Function Method / Paper
sp.oaxaca(df, ...) Blinder-Oaxaca threefold with 5 reference coefficients (Blinder 1973, Oaxaca 1973, Neumark 1988, Cotton 1988, Reimers 1983)
sp.gelbach(df, ...) Sequential orthogonal decomposition (Gelbach 2016, JoLE)
sp.fairlie(df, ...) Nonlinear logit/probit decomposition (Fairlie 1999, 2005)
sp.bauer_sinning(df, ...) / sp.yun_nonlinear(df, ...) Detailed nonlinear (Bauer-Sinning 2008; Yun 2004/05)

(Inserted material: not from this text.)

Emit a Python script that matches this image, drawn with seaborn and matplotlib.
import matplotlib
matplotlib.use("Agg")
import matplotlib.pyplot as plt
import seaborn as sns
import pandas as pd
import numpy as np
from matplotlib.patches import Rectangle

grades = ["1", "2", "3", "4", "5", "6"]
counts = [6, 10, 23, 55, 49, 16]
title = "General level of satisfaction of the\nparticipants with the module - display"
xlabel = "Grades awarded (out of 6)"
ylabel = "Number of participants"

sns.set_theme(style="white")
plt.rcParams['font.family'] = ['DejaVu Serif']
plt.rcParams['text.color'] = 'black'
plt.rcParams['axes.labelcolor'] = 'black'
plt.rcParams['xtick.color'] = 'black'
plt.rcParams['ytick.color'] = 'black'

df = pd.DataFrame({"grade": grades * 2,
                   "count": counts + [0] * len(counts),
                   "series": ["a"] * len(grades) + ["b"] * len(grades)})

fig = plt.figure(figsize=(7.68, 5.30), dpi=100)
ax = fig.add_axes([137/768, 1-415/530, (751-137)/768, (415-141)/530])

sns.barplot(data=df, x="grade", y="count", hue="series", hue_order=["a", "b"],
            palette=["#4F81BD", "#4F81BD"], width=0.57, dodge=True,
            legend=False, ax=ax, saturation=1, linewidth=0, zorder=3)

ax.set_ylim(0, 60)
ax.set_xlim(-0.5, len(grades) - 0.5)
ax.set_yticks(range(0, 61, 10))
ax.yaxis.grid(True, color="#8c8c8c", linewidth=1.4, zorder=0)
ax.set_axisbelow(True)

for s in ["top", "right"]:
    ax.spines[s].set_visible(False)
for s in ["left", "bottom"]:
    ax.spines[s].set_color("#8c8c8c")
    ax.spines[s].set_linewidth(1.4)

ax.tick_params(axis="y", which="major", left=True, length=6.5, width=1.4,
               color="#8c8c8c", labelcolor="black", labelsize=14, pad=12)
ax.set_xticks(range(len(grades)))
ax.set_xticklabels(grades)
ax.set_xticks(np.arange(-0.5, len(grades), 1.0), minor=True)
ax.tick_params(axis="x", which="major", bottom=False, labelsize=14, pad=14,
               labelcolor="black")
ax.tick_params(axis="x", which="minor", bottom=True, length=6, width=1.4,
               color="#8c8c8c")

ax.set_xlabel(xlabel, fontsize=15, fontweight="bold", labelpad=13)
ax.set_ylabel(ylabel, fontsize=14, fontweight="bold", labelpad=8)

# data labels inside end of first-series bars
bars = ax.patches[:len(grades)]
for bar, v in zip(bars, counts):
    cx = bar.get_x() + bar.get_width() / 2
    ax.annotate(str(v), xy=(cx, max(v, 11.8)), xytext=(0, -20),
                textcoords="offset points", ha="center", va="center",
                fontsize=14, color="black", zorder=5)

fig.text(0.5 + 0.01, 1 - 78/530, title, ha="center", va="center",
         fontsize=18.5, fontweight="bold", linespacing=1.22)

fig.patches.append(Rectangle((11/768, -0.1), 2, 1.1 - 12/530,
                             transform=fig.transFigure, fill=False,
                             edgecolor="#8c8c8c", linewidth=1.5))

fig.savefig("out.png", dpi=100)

Distributional decomposition

Function Method / Paper
sp.rifreg(df, ...) / sp.rif_decomposition(...) RIF regression + OB (Firpo-Fortin-Lemieux 2009, Econometrica)
sp.ffl_decompose(df, ...) Two-step detailed (FFL 2018)
sp.dfl_decompose(df, ...) Reweighting counterfactuals (DiNardo-Fortin-Lemieux 1996)
sp.machado_mata(df, ...) Simulation-based QR decomposition (MM 2005)
sp.melly_decompose(df, ...) Analytical QR decomposition (Melly 2005)
sp.cfm_decompose(df, ...) Distribution regression (Chernozhukov-Fernández-Val-Melly 2013)

Inequality decomposition

Function Method / Paper
sp.subgroup_decompose(df, ...) Between/within for Theil T/L, GE(α), Dagum Gini (1997), Atkinson, CV² (Shorrocks 1984)
sp.shapley_inequality(df, ...) Shorrocks-Shapley allocation to covariates (Shorrocks 2013)
sp.source_decompose(df, ...) Gini source decomposition (Lerman-Yitzhaki 1985)

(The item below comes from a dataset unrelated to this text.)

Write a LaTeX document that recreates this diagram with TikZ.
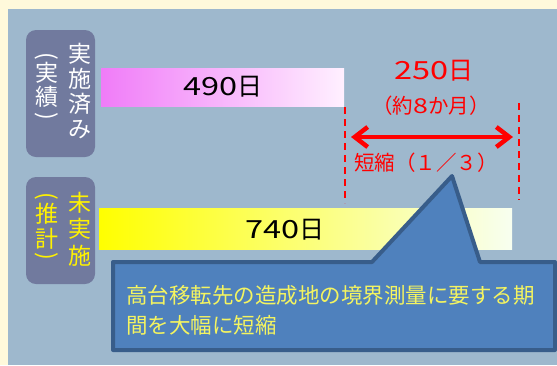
\documentclass[tikz,border=0pt]{standalone}
\usepackage{fontspec}
\setmainfont{Noto Sans CJK JP}
\usetikzlibrary{arrows.meta}
\definecolor{cream}{HTML}{FFF9DB}
\definecolor{panel}{HTML}{9EB8CD}
\definecolor{labbg}{HTML}{717A9E}
\definecolor{callfill}{HTML}{4F81BD}
\definecolor{calldraw}{HTML}{385D8A}
\definecolor{pinkL}{HTML}{F07CF8}
\definecolor{pinkR}{HTML}{FFF0FF}
\definecolor{yelR}{HTML}{F8FFF0}
\definecolor{calltext}{HTML}{F4F460}
\newcommand{\widedig}[1]{\scalebox{1.3}[1]{#1}}
\begin{document}
\begin{tikzpicture}[x=1pt,y=-1pt,
  labbox/.style={fill=labbg, rounded corners=10pt},
  vch/.style={font=\fontsize{23}{23}\selectfont, inner sep=0pt, anchor=center},
  vpar/.style={font=\fontsize{23}{23}\selectfont, inner sep=0pt, anchor=center, rotate=-90},
  bartext/.style={font=\fontsize{25}{25}\selectfont, inner sep=0pt, text=black},
  redtext/.style={text=red, inner sep=0pt},
  reddash/.style={red, line width=1.8pt, dash pattern=on 7pt off 5pt},
  twoway/.style={red, line width=4.5pt, {Straight Barb[length=13pt,width=20pt]}-{Straight Barb[length=13pt,width=20pt]}},
  callout/.style={fill=callfill, draw=calldraw, line width=4pt, line join=round}
]
\useasboundingbox (0,0) rectangle (557,365);
\fill[cream] (0,0) rectangle (557,365);
\fill[panel] (8,9) rectangle (557,365);

% label boxes
\path[labbox] (26,30) rectangle (95,157);
\path[labbox] (26,177) rectangle (95,284);

% label 1
\node[vch,text=white] (a1) at (80,54) {実};
\node[vch,text=white] (a2) at (80,79) {施};
\node[vch,text=white] (a3) at (80,104) {済};
\node[vch,text=white] (a4) at (80,130) {み};
\node[vpar,text=white] (b0) at (47,56) {(};
\node[vch,text=white] (b1) at (47,73) {実};
\node[vch,text=white] (b2) at (47,97) {績};
\node[vpar,text=white] (b3) at (47,116) {)};

% label 2
\node[vch,text=yellow] (c1) at (80,203) {未};
\node[vch,text=yellow] (c2) at (80,229) {実};
\node[vch,text=yellow] (c3) at (80,256) {施};
\node[vpar,text=yellow] (d0) at (47,196) {(};
\node[vch,text=yellow] (d1) at (47,214) {推};
\node[vch,text=yellow] (d2) at (47,239) {計};
\node[vpar,text=yellow] (d3) at (47,256) {)};

% bars
\shade[left color=pinkL, right color=pinkR] (101,68) rectangle (344,106);
\node[bartext] (t490) at (223,87) {\widedig{490}日};
\shade[left color=yellow, right color=yelR] (99,208) rectangle (512,249);
\node[bartext] (t740) at (285,230) {\widedig{740}日};

% dashed guides
\coordinate (l1) at (345,107);
\coordinate (l2) at (345,203);
\coordinate (r1) at (519,103);
\coordinate (r2) at (519,200);
\draw[reddash] (l1) -- (l2);
\draw[reddash] (r1) -- (r2);

% arrow
\coordinate (ar1) at (351,137);
\coordinate (ar2) at (513,137);
\draw[twoway] (ar1) -- (ar2);

\node[redtext, font=\fontsize{25}{25}\selectfont] (t250) at (434,71) {\widedig{250}日};
\node[redtext, font=\fontsize{20.5}{20.5}\selectfont] (t8m) at (431,106) {（約\widedig{8}か月）};
\node[redtext, font=\fontsize{20.5}{20.5}\selectfont] (tsh) at (426,163) {短縮（１／３）};

% callout
\path[callout] (113,262) -- (372,262) -- (452,176) -- (480,262) -- (555,262) -- (555,350) -- (113,350) -- cycle;
\node[text=calltext, font=\fontsize{21.5}{30}\selectfont, align=left, anchor=west, inner sep=0pt] (ct) at (126,310)
 {高台移転先の造成地の境界測量に要する期\\間を大幅に短縮};
\end{tikzpicture}
\end{document}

Demographic standardisation

Function Method / Paper
sp.kitagawa_decompose(df, ...) Two-factor rate decomposition (Kitagawa 1955)
sp.das_gupta(df_a, df_b, ...) Multi-factor symmetric (Das Gupta 1993)

Causal decomposition

Function Method / Paper
sp.gap_closing(df, method=...) Gap-closing estimator (Lundberg 2021), regression / IPW / AIPW
sp.mediation_decompose(df, ...) Natural direct/indirect effects (VanderWeele 2014)
sp.disparity_decompose(df, ...) Causal disparity decomposition (Jackson-VanderWeele 2018)

Quality bar

  • Closed-form influence functions for Theil T / Theil L / Atkinson (no O(n²) numerical fallback).
  • Weighted O(n log n) Dagum Gini via sorted-ECDF pairwise-MAD identity.
  • Cross-method consistency tests: test_dfl_ffl_mean_agree, test_mm_melly_cfm_aligned_reference, test_dfl_mm_reference_convention_opposite.
  • Numerical identity checks: FFL four-part sum, weighted Gini RIF \(E_w[\text{RIF}] = G\).